Interestingly, the relationship between boxing and cinema extends all the way back to 1894, when William KL Dickson of the Thomas Edison Company filmed a contest between Jack Cushing and Mike Leonard. Although the film was roughly thirty seconds long, it forged a bond between boxing and cinema that has since remained strong. But what ultimately solidified the dramatic legacy of the pugilist was the decision to adapt true stories of boxers to the screen. By depicting the world of legendary boxers, cinema exposed viewers to the plights that these boxers encountered outside of the ring and focused on the sport’s extensive ties to organized crime in its early years, which ultimately gave boxers a much deeper and darker nature. This subsequently provided viewers with a haunting understanding of why boxers might opt to endure and dish out the brutal punishment that they do in their line of work. The Harder They Fall (Robson, 1956), provides an excellent example of this darker underside to the sport that was revealed in early boxing films.

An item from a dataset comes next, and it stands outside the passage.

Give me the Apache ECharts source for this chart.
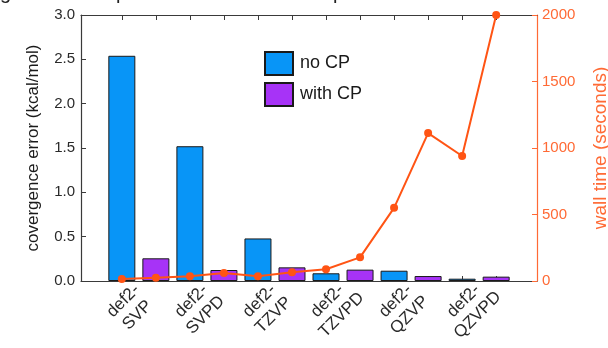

In other cases, such as On the Waterfront (Kazan, 1954), the world of boxing effectively functions as a quiet backdrop to develop a washed-up character in a story primarily driven by its attempts to expose issues pertaining to class structure and fears of Communist expansion at the time. However, there is perhaps no boxing film that has communicated its significance to the world of cinema more than Martin Scorsese’s 1980 landmark film, Raging Bull. Not only is Raging Bull widely regarded as one of the greatest sports films ever made, but it is also critically regarded as one of the greatest American films of all-time. Through the presentation of Jake LaMotta’s self-destructive journey through life, Raging Bull powerfully communicates various problems pertaining to masculinity and sexual jealousy, and how violent tendencies plague the boxer both in and out of the ring. Of comparable importance to the world of cinema, but with an entirely different message, Rocky (Avildsen, 1976) communicated something that transcended the limits of the ring; a hero is someone with perseverance who can “go the distance.”
Even though the popularity of the sport itself has substantially waned in recent years, the boxing film genre has not shown any clear indicators of an impending decline in popularity. In fact, with films like Cinderella Man (Howard, 2005), The Fighter (Russell, 2010), and the winner of the 2005 Academy Award for Best Picture, Million Dollar Baby (Eastwood, 2004), the longevity of the boxing film genre seems quite promising. Ultimately, by continuing to shed light on the internal struggles that boxers must cope with outside of the ring, the boxing film genre should continue to hold onto its title as the most successfully adapted sport to the realm of cinema.